Einstein wrote that the local Colombo community in Ceylon (now Sri Lanka) “live in great filth and considerable stench at ground level…[they] do little, and need little. The simple economic cycle of life.” And while the Japanese were depicted as “unostentatious, decent, altogether very appealing…Pure souls as nowhere else among people. One has to love and admire this country,” he argued that the “intellectual needs of this nation seem to be weaker than their artistic ones – natural disposition?”
Ze’ev Rosenkranz, the book’s editor and assistant director/senior editor of the Einstein Papers Project at the California Institute of Technology, was stunned by these diary entries. He told The Guardian on June 12, “I think a lot of comments strike us as pretty unpleasant – what he says about the Chinese in particular. They’re kind of in contrast to the public image of the great humanitarian icon. I think it’s quite a shock to read those and contrast them with his more public statements. They’re more off guard, he didn’t intend them for publication.”
Fair enough, but let’s examine this matter a bit more closely.
How many CJN readers were really that shocked to learn that Einstein privately held racist views against Asians? Yes, it wasn’t public knowledge – and it’s entirely possible these positions either modified or disappeared before his death in 1955. But it would have been foolish to assume Einstein was some sort of radical free thinker in an era when prejudice and distrust were commonplace in every nook and cranny of the world.
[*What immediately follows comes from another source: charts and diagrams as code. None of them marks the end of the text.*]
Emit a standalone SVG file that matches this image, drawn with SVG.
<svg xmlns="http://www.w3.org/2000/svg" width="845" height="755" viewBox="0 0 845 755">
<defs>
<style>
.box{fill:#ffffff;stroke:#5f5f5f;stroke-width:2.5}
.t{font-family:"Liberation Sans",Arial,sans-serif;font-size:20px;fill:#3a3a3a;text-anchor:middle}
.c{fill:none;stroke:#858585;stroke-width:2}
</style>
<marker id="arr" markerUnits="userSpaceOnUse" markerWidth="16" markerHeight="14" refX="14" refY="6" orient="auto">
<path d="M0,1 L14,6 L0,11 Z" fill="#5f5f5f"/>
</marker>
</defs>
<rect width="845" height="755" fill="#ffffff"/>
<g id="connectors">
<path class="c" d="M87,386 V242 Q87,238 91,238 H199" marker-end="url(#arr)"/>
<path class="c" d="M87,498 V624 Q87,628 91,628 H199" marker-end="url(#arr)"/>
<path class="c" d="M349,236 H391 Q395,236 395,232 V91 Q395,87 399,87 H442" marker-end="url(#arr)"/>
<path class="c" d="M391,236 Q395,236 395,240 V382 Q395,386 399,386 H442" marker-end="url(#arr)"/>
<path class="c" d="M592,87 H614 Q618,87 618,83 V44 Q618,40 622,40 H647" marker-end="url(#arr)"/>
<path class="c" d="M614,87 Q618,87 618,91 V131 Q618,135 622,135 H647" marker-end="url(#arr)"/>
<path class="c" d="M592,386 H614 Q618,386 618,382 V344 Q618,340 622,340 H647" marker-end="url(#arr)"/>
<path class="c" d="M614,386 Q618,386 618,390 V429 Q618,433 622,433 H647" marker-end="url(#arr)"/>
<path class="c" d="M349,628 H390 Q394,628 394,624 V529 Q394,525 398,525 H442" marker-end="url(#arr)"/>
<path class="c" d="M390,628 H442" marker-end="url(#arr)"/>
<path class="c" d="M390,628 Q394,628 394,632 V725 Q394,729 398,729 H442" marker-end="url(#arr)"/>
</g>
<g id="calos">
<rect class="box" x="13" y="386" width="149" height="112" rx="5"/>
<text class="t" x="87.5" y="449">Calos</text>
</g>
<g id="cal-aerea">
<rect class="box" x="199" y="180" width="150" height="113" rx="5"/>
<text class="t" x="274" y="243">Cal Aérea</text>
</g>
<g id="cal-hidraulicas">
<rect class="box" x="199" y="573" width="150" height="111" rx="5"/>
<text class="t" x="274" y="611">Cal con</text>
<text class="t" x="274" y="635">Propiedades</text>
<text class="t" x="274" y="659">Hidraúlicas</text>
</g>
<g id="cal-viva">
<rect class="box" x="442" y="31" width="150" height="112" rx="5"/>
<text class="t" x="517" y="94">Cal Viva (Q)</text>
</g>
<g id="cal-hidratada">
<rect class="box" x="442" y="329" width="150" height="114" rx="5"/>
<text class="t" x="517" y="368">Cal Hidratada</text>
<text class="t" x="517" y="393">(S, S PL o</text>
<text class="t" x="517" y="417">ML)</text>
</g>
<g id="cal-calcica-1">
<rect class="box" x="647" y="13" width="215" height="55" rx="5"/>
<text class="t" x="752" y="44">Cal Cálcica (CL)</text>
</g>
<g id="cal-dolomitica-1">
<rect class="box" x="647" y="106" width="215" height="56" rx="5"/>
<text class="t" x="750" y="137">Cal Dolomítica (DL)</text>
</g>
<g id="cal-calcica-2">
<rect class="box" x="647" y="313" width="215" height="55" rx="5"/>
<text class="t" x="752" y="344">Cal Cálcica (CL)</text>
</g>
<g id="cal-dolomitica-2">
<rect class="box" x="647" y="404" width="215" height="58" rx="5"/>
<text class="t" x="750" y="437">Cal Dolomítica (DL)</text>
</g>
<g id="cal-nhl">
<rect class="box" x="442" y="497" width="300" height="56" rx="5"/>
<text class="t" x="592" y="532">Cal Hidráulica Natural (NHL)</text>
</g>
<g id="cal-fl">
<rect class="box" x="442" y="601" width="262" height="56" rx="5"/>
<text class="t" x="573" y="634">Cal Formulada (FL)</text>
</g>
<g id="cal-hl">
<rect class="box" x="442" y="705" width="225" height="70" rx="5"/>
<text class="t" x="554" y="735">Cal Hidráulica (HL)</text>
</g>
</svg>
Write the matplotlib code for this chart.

Or, are you one of those incredibly naive souls who actually believed Einstein’s Jewish background would have precluded him from being a bigot?
Well, it doesn’t. There have been Jews throughout history who have robbed, cheated, murdered and, like Einstein, hated others for inexplicable reasons. Just like every other religious and racial community, as it happens.
South China Morning Post senior writer Alex Lo summed it up nicely when he wrote on June 15, “Einstein was a deeply flawed human being. Should that surprise anyone who knows something of human nature. Only saints are saints. W. B. Yeats famously wrote: “The intellect of man is forced to choose/Perfection of the life, or of the work.””
Einstein may have successfully separated his public humanitarian image from his private racist views longer than most. Yet, the man who discovered the theory of relativity and revolutionized the scientific community was far from perfect – and a by-product of his time.